▶ [TASK BRIEF]: Retype nothing but the lines from the start of the material up to and including the line with "dntip) -- (dntip);". Pictures don't belong in the copy.

▶ [SUPPLIED DATA]:
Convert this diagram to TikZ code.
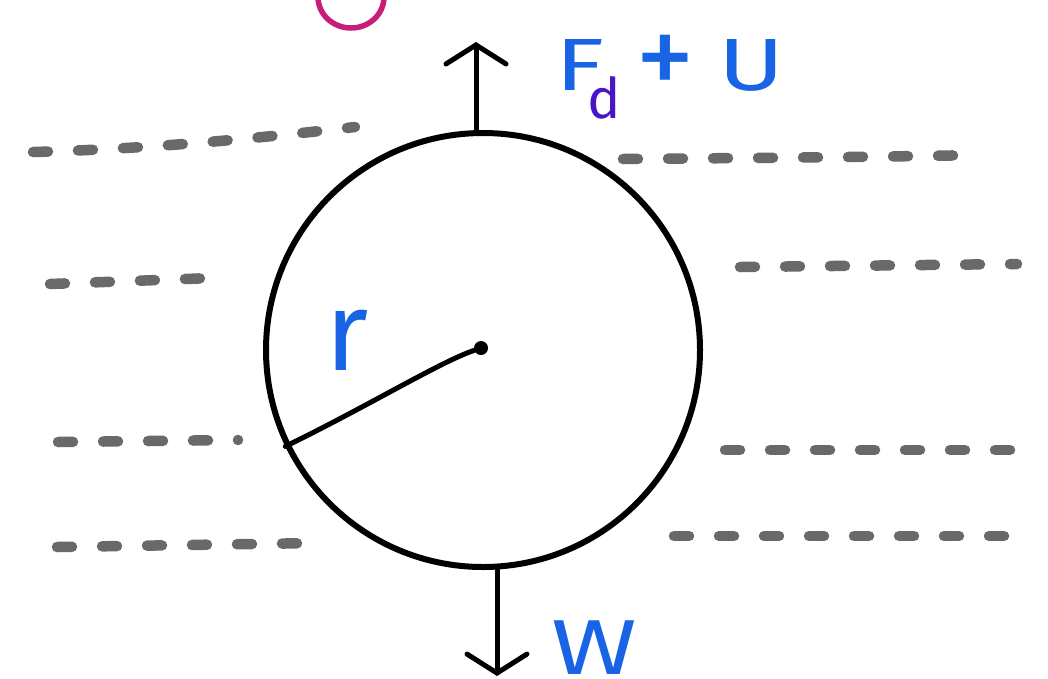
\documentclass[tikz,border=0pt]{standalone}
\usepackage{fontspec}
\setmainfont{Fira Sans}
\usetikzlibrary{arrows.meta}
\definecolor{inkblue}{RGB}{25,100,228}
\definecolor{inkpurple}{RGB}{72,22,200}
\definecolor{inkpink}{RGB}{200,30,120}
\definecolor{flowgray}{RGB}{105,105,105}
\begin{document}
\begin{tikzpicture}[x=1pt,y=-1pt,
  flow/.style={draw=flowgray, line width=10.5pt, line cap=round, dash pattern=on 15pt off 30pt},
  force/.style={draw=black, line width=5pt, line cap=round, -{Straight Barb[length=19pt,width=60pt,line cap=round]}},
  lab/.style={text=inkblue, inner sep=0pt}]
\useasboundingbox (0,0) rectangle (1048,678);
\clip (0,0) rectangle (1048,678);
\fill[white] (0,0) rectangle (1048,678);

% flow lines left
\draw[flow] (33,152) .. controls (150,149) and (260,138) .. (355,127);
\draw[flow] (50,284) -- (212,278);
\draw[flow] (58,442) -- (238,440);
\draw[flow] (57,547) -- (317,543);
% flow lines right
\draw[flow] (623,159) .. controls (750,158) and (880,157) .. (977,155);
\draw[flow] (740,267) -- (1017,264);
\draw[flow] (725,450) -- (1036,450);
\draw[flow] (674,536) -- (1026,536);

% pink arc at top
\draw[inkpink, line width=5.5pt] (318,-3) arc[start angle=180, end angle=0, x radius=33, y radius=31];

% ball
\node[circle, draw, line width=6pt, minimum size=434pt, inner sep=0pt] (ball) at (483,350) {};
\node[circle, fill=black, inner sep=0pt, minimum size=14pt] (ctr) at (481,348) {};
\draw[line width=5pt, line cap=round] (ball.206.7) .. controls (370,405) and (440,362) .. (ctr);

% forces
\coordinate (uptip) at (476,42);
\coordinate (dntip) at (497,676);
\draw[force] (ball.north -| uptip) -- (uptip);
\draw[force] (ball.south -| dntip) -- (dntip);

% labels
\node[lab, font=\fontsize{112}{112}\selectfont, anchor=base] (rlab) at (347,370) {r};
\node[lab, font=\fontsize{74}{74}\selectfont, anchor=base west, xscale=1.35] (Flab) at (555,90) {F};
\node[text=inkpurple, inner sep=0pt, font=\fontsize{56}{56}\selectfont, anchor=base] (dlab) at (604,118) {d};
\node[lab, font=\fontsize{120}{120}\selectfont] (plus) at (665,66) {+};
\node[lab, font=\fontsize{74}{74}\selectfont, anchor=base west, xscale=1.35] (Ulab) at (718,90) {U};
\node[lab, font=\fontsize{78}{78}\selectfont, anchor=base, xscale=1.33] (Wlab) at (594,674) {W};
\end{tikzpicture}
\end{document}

▶ [EXERCISE ANSWER]:
Convert this diagram to TikZ code.
\documentclass[tikz,border=0pt]{standalone}
\usepackage{fontspec}
\setmainfont{Fira Sans}
\usetikzlibrary{arrows.meta}
\definecolor{inkblue}{RGB}{25,100,228}
\definecolor{inkpurple}{RGB}{72,22,200}
\definecolor{inkpink}{RGB}{200,30,120}
\definecolor{flowgray}{RGB}{105,105,105}
\begin{document}
\begin{tikzpicture}[x=1pt,y=-1pt,
  flow/.style={draw=flowgray, line width=10.5pt, line cap=round, dash pattern=on 15pt off 30pt},
  force/.style={draw=black, line width=5pt, line cap=round, -{Straight Barb[length=19pt,width=60pt,line cap=round]}},
  lab/.style={text=inkblue, inner sep=0pt}]
\useasboundingbox (0,0) rectangle (1048,678);
\clip (0,0) rectangle (1048,678);
\fill[white] (0,0) rectangle (1048,678);

% flow lines left
\draw[flow] (33,152) .. controls (150,149) and (260,138) .. (355,127);
\draw[flow] (50,284) -- (212,278);
\draw[flow] (58,442) -- (238,440);
\draw[flow] (57,547) -- (317,543);
% flow lines right
\draw[flow] (623,159) .. controls (750,158) and (880,157) .. (977,155);
\draw[flow] (740,267) -- (1017,264);
\draw[flow] (725,450) -- (1036,450);
\draw[flow] (674,536) -- (1026,536);

% pink arc at top
\draw[inkpink, line width=5.5pt] (318,-3) arc[start angle=180, end angle=0, x radius=33, y radius=31];

% ball
\node[circle, draw, line width=6pt, minimum size=434pt, inner sep=0pt] (ball) at (483,350) {};
\node[circle, fill=black, inner sep=0pt, minimum size=14pt] (ctr) at (481,348) {};
\draw[line width=5pt, line cap=round] (ball.206.7) .. controls (370,405) and (440,362) .. (ctr);

% forces
\coordinate (uptip) at (476,42);
\coordinate (dntip) at (497,676);
\draw[force] (ball.north -| uptip) -- (uptip);
\draw[force] (ball.south -| dntip) -- (dntip);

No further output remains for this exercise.